Protecting the innocent people of Ukraine from atrocity is important. Enforcing the norm of fixed international borders is important. Weakening Putin’s Russia is important. But if there’s even a small chance of preventing World War 3, I think that’s easily worth a few tens of billions of dollars.
Stay the course.
I recently visited what Europeans call Central Europe: Krakow, Budapest, Vienna, and Prague. While I was there someone said, “Every political or historical event is a human one”. I can’t comment on the military aspect but I saw and heard the people there.

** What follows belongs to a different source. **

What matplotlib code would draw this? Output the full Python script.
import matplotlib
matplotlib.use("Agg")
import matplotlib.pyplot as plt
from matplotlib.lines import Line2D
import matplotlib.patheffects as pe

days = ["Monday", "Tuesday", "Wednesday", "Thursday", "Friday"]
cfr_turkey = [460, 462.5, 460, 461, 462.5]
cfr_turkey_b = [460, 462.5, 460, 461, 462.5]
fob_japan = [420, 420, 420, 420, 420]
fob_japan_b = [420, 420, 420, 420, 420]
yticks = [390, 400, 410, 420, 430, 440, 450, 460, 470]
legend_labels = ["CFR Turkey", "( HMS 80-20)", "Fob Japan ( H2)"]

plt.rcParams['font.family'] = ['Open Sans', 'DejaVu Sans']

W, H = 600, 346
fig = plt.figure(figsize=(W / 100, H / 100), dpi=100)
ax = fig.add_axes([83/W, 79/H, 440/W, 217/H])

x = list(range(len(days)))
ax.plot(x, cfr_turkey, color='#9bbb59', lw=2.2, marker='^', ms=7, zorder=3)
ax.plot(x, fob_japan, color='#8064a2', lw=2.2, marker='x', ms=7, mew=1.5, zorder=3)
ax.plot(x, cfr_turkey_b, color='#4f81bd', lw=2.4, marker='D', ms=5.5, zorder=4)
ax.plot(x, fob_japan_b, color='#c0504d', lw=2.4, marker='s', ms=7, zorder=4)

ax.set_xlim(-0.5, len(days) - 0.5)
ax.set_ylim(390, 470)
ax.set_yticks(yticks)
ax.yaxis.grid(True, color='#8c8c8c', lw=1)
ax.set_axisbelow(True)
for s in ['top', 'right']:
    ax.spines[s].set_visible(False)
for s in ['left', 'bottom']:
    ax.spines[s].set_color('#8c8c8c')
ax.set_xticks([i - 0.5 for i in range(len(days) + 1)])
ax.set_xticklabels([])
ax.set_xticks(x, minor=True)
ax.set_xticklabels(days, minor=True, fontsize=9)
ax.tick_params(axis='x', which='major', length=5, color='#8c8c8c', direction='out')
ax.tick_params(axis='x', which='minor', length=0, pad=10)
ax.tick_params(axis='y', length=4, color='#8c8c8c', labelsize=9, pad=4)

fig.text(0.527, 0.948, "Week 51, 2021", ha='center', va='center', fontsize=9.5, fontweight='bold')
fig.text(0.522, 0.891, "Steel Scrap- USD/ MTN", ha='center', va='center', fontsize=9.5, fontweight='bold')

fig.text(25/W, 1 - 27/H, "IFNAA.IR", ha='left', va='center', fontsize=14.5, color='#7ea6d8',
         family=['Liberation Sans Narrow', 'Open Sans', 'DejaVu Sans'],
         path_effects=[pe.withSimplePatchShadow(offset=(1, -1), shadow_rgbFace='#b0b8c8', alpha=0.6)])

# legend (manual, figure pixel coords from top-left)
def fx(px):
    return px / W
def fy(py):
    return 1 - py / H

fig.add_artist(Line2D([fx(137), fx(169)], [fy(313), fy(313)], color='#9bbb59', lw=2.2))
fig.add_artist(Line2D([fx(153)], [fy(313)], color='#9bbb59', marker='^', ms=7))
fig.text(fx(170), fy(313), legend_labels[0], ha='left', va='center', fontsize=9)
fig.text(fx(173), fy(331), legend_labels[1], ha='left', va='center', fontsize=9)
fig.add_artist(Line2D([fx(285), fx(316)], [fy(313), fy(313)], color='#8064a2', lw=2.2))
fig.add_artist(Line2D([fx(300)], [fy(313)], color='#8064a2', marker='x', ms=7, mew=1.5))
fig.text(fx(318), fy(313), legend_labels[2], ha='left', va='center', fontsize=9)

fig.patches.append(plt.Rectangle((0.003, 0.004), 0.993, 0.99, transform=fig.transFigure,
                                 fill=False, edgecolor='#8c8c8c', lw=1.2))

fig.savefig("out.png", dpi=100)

In all four cities, there were Ukrainian flags on buildings, some with messages like “Hands off Ukraine Putin”. Ukrainian rallies were held in the large Market Square in Krakow. People were begging for help they will not get: “NATO Close the sky/People don’t want to die.” The refugees had terrible stories to tell. We had lunch in a country inn near Auschwitz and were told all 100+ rooms were occupied by refugees. In my Prague hotel there was a children’s play area with toys in a lobby area by the elevators. I flew out of the Prague airport. The entrance to it had a Czech flag and a Ukrainian one flying side by side.
I got the impression that some people, especially the Poles, are not certain they can rely on their allies if they are attacked. I was told that they had mutual defense treaties with Britain and France in 1939, yet they were liberated by the Soviets who then stayed for 45 years. People there talk as if the Communist era was a dark time which they don’t want to relive. (Someone pointed proudly to the first McDonald’s in Krakow, which is revered as a symbol of the fall of Communism.) They know what they are fighting for and against. I believe many people in that area consider that the Ukrainians are fighting the Russians so the rest of us don’t have to.
If anyone was supporting Putin and Russia, they were keeping quiet.
I should add that I met a man in Vienna who pointed out that parts of the Ukraine were in the Austro-Hungarian Empire, "but you don't see us trying to get it back".